More than 300 people have been exonerated by DNA testing in the United States, including 18 people who served time on death row. The Innocence Project’s full-time staff attorneys provided direct representation or critical assistance in almost all of those cases, with the assistance of students at the Benjamin N. Cardozo School of Law at Yeshiva University. The wrongly convicted individuals served an average of 14 years in prison before exoneration and release.
“The increasing public attention to the issues of mandatory sentences and the nation’s level of incarcerations make this an important time to hear more about the work of the Innocence Project,” said Neil Hamilton, professor at Drake Law School. “The number of individuals the Project’s lawyers have helped free from prison makes the group a key player in efforts to improve the justice system in the United States.”
The Innocence Project advocates for more rigorous scientific validation of forensic procedures and other techniques routinely used by law enforcement outlets and prosecutors in criminal justice cases.
Among the first 325 DNA-based exonerations in the United States, eyewitness misidentification was a contributing factor to wrongful convictions in 72 percent of cases. Unverifiable or improper forensics were a contributing factor in 47 percent of cases; false confessions in 27 percent of cases, and the use of informants in 15 percent of cases.
“For years, despite lacking a proper scientific foundation, many forensic practitioners have offered either unvalidated evidence or grossly exaggerated the value of the evidence, particularly in forensic disciplines that examined pattern, impression, and trace evidence, e.g. comparison of bite marks, shoe prints, bullets, and hair,” Neufeld wrote in a March 30 op-ed to The New York Times.
Other contributing factors include government misconduct and bad lawyering, according to the Project.

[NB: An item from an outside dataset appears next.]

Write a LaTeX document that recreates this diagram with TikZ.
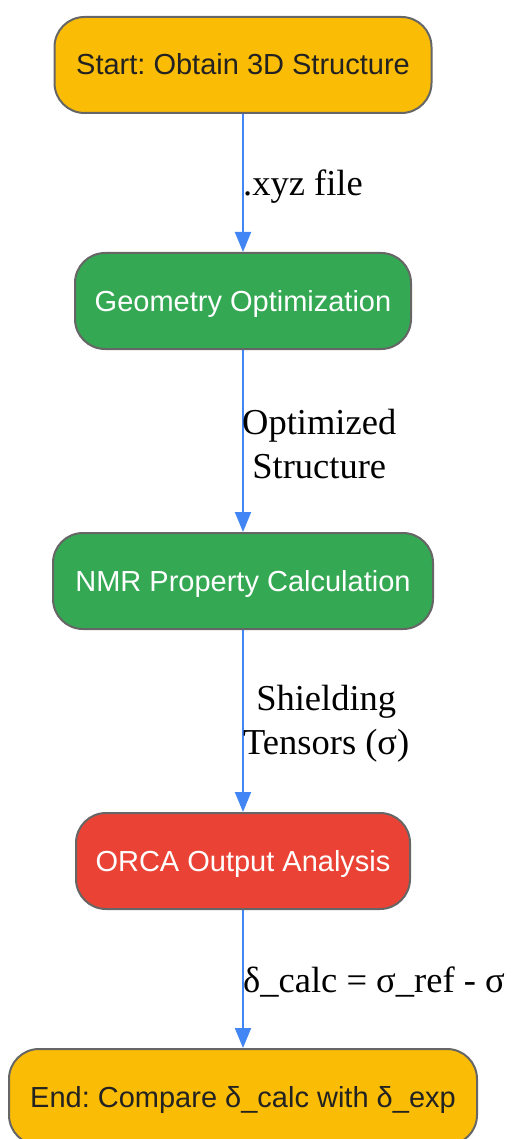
\documentclass[tikz,border=0pt]{standalone}
\usepackage{fontspec}
\setmainfont{Liberation Serif}
\setsansfont{Liberation Sans}
\usepackage{tikz}
\usetikzlibrary{positioning,arrows.meta}
\definecolor{stepyellow}{HTML}{FABC05}
\definecolor{stepgreen}{HTML}{34A853}
\definecolor{stepred}{HTML}{EA4335}
\definecolor{flowblue}{HTML}{4285F4}
\definecolor{edgegray}{HTML}{666666}
\definecolor{inkdark}{HTML}{222222}
\frenchspacing

\tikzset{
  stepbox/.style={draw=edgegray, line width=2pt, rounded corners=30pt, minimum height=96pt,
    font=\sffamily\fontsize{29}{34}\selectfont, inner sep=0pt, text height=22pt, text depth=2pt},
  flow/.style={draw=flowblue, line width=2pt, -{Triangle[length=20pt,width=16pt]}},
  flowlabel/.style={anchor=west, inner sep=0pt, align=center, font=\fontsize{36.5}{44}\selectfont}
}

\begin{document}
\begin{tikzpicture}[x=1pt,y=-1pt]
\useasboundingbox (0,0) rectangle (513,1139);
% Main flow
\node[stepbox, fill=stepyellow, text=inkdark, minimum width=377pt] (start) at (243,65) {Start: Obtain 3D Structure};
\node[stepbox, fill=stepgreen, text=white, minimum width=336pt] (geom) at (243,301) {Geometry Optimization};
\node[stepbox, fill=stepgreen, text=white, minimum width=380pt] (nmr) at (243,581) {NMR Property Calculation};
\node[stepbox, fill=stepred, text=white, minimum width=334pt] (orca) at (243,861) {ORCA Output Analysis};
\node[stepbox, fill=stepyellow, text=inkdark, minimum width=468pt] (finish) at (243,1097) {End: Compare δ\_calc with δ\_exp};

% Connectors
\draw[flow] (start) -- (geom);
\draw[flow] (geom) -- (nmr);
\draw[flow] (nmr) -- (orca);
\draw[flow] (orca) -- (finish);

% Edge labels
\node[flowlabel] (lxyz) at (243,187) {.xyz file};
\node[flowlabel] (lopt) at (242,444) {Optimized\\Structure};
\node[flowlabel] (lshield) at (243,724) {Shielding\\Tensors (σ)};
\node[flowlabel] (ldelta) at (243,982) {δ\_calc = σ\_ref - σ};
\end{tikzpicture}
\end{document}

In addition to working to free wrongly convicted inmates, the Innocence Project also includes a policy department that works to pass laws and implement policies that prevent wrongful conviction; a strategic litigation department that works to improve case law through targeted legal work; and a social work department that supports exonerees as they rebuild their lives post-release.

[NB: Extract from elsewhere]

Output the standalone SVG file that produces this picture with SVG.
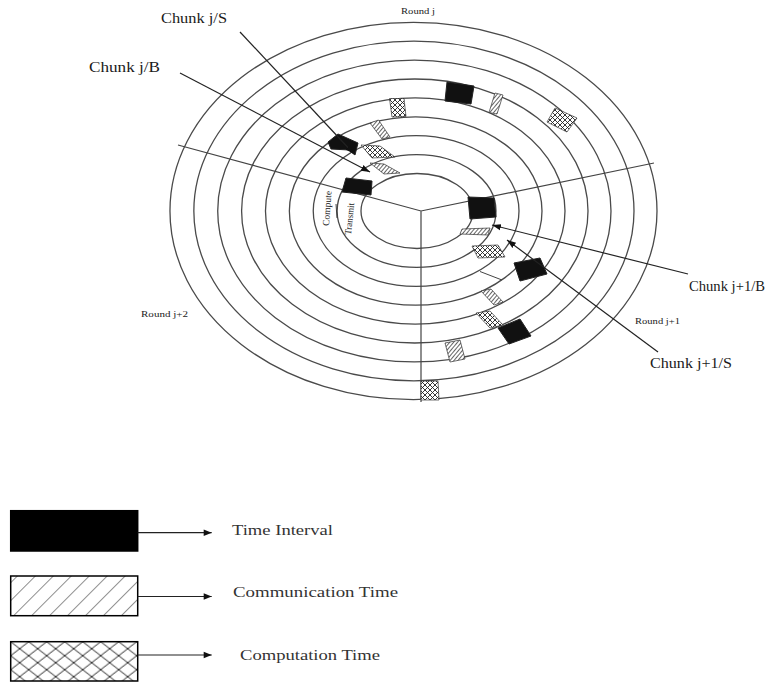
<svg xmlns="http://www.w3.org/2000/svg" width="766" height="685" viewBox="0 0 766 685">
<style>
.ring{fill:none;stroke:#4a4a4a;stroke-width:1.3}
.spoke{stroke:#444;stroke-width:1.2;fill:none}
.conn{stroke:#222;stroke-width:1.2;fill:none}
.lbl{font-family:"Liberation Serif",serif;fill:#1a1a1a}
.big{font-size:15px}
.small{font-size:8.5px}
.leg{font-size:14px;fill:#333}
.blk{fill:#111;stroke:#222;stroke-width:1}
.hat{fill:url(#hatchS);stroke:#333;stroke-width:0.7}
.crs{fill:url(#crossS);stroke:#333;stroke-width:0.7}
</style>
<defs>
<pattern id="hatchS" patternUnits="userSpaceOnUse" width="3" height="3" patternTransform="rotate(40)">
<rect width="3" height="3" fill="#fff"/>
<line x1="0" y1="0" x2="0" y2="3" stroke="#222" stroke-width="1.4"/>
</pattern>
<pattern id="crossS" patternUnits="userSpaceOnUse" width="5" height="5">
<rect width="5" height="5" fill="#fff"/>
<path d="M0,0L5,5M5,0L0,5" stroke="#222" stroke-width="0.9"/>
</pattern>
<pattern id="hatchL" patternUnits="userSpaceOnUse" width="12.7" height="12.7" patternTransform="rotate(45)">
<rect width="12.7" height="12.7" fill="#fff"/>
<line x1="0" y1="0" x2="0" y2="12.7" stroke="#222" stroke-width="1"/>
</pattern>
<pattern id="crossL" patternUnits="userSpaceOnUse" width="18" height="14" x="10.7" y="641.7">
<rect width="18" height="14" fill="#fff"/>
<path d="M0,0L18,14M18,0L0,14" stroke="#222" stroke-width="1"/>
</pattern>
<marker id="arr" viewBox="0 0 10 10" refX="10" refY="5" markerWidth="9" markerHeight="9" markerUnits="userSpaceOnUse" orient="auto">
<path d="M0,1.5L10,5L0,8.5Z" fill="#111"/>
</marker>
<marker id="arrL" viewBox="0 0 10 10" refX="10" refY="5" markerWidth="13" markerHeight="8" markerUnits="userSpaceOnUse" orient="auto">
<path d="M0,1L10,5L0,9Z" fill="#111"/>
</marker>
</defs>
<rect width="766" height="685" fill="#fff"/>

<g id="rings">
<ellipse class="ring" cx="417" cy="211" rx="56" ry="37.5"/>
<ellipse class="ring" cx="416.56" cy="211" rx="79.44" ry="56.4"/>
<ellipse class="ring" cx="416.12" cy="211" rx="102.88" ry="75.3"/>
<ellipse class="ring" cx="415.68" cy="211" rx="126.32" ry="94.2"/>
<ellipse class="ring" cx="415.24" cy="211" rx="149.76" ry="113.1"/>
<ellipse class="ring" cx="414.8" cy="211" rx="173.2" ry="132"/>
<ellipse class="ring" cx="414.36" cy="211" rx="196.64" ry="150.9"/>
<ellipse class="ring" cx="413.92" cy="211" rx="220.08" ry="169.8"/>
<ellipse class="ring" cx="413.48" cy="211" rx="243.52" ry="188.7"/>
</g>

<g id="spokes">
<path class="spoke" d="M178,145L421,211L654,163M421,211L421,402"/>
</g>

<g id="blocks">
<polygon class="blk" points="447,82 474,86 471,104 445,101"/>
<polygon class="hat" points="495,93 503,95 497,114 489,112.5"/>
<polygon class="crs" points="555,108 577,118 567,132 547,122"/>
<polygon class="crs" points="389.5,98.5 404,98.5 406,116.5 392,117"/>
<polygon class="hat" points="370,123 378.5,120 390,137 382,139"/>
<polygon class="blk" points="328,142 338,134 358,143 355,155 349,150 331,149"/>
<polygon class="crs" points="361,145 380,146 395,157 372,158"/>
<polygon class="hat" points="370,163 384,164 400,173 384,174"/>
<polygon class="blk" points="346,178 372,181 371,195 342,192"/>
<polygon class="blk" points="468,197 494,198 496,217 470,219"/>
<polygon class="hat" points="462,229 490,228 488,235 460,234"/>
<polygon class="crs" points="472,246 498,245 505,257 478,258"/>
<line x1="480" y1="271.5" x2="502" y2="280" stroke="#444" stroke-width="1"/>
<polygon class="blk" points="514,263 540,258 547,274 520,281"/>
<polygon class="hat" points="481,291 491,289 503,302 494,305"/>
<polygon class="crs" points="476,313 490,311 503,325 490,328"/>
<polygon class="blk" points="498,328 520,319 531,336 509,344"/>
<polygon class="hat" points="445,343 460,340 465,359 450,362"/>
<polygon class="crs" points="421,381 438,381 439,400 421,400"/>
</g>

<g id="ring-labels">
<text class="lbl small" x="401" y="14" textLength="34" lengthAdjust="spacingAndGlyphs">Round j</text>
<text class="lbl small" x="141" y="317" textLength="47" lengthAdjust="spacingAndGlyphs">Round j+2</text>
<text class="lbl small" x="635" y="324" textLength="45" lengthAdjust="spacingAndGlyphs">Round j+1</text>
<text class="lbl" font-size="9.5" transform="translate(329,226) rotate(-86)" textLength="35" lengthAdjust="spacingAndGlyphs">Compute</text>
<line x1="336" y1="204" x2="337" y2="218" stroke="#333" stroke-width="0.9"/>
<text class="lbl" font-size="9.5" transform="translate(351,235) rotate(-84)" textLength="32" lengthAdjust="spacingAndGlyphs">Transmit</text>
</g>

<g id="connectors">
<line class="conn" x1="240" y1="32" x2="354" y2="154" marker-end="url(#arr)"/>
<line class="conn" x1="180" y1="73" x2="370" y2="172" marker-end="url(#arr)"/>
<line class="conn" x1="688" y1="274" x2="492" y2="225" marker-end="url(#arr)"/>
<line class="conn" x1="658" y1="352" x2="507" y2="240" marker-end="url(#arr)"/>
</g>

<g id="chunk-labels">
<text class="lbl big" x="161" y="23" textLength="66" lengthAdjust="spacingAndGlyphs">Chunk j/S</text>
<text class="lbl big" x="89" y="72" textLength="71" lengthAdjust="spacingAndGlyphs">Chunk j/B</text>
<text class="lbl big" x="689" y="291" textLength="76" lengthAdjust="spacingAndGlyphs">Chunk j+1/B</text>
<text class="lbl big" x="650" y="368" textLength="82" lengthAdjust="spacingAndGlyphs">Chunk j+1/S</text>
</g>

<g id="legend-time">
<rect x="10.7" y="510.7" width="127" height="40.3" fill="#000" stroke="#000" stroke-width="1.5"/>
<line class="conn" x1="137.7" y1="532.7" x2="211.7" y2="532.7" marker-end="url(#arrL)"/>
<text class="lbl leg" x="232" y="535" textLength="101" lengthAdjust="spacingAndGlyphs">Time Interval</text>
</g>
<g id="legend-communication">
<rect x="10.7" y="576" width="127" height="39.7" fill="url(#hatchL)" stroke="#000" stroke-width="1.5"/>
<line class="conn" x1="137.7" y1="596.5" x2="211.7" y2="596.5" marker-end="url(#arrL)"/>
<text class="lbl leg" x="233" y="597" textLength="165" lengthAdjust="spacingAndGlyphs">Communication Time</text>
</g>
<g id="legend-computation">
<rect x="10.7" y="641.7" width="127" height="39.3" fill="url(#crossL)" stroke="#000" stroke-width="1.5"/>
<line class="conn" x1="137.7" y1="655" x2="211.7" y2="655" marker-end="url(#arrL)"/>
<text class="lbl leg" x="240" y="660" textLength="140" lengthAdjust="spacingAndGlyphs">Computation Time</text>
</g>
</svg>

Neufeld is a partner in the New York civil rights law firm of Neufeld Scheck & Brustin, LLP, where he focuses on constitutional law and police misconduct. When not acting as primary counsel, Neufeld has provided pro bono services to dozens of lawyers representing the accused in death penalty cases. He has lectured and taught students, lawyers, judges, legislators, and scientists on subjects at the intersection of science and criminal justice. Before co-founding the Innocence Project, Neufeld taught trial advocacy at Fordham University Law School.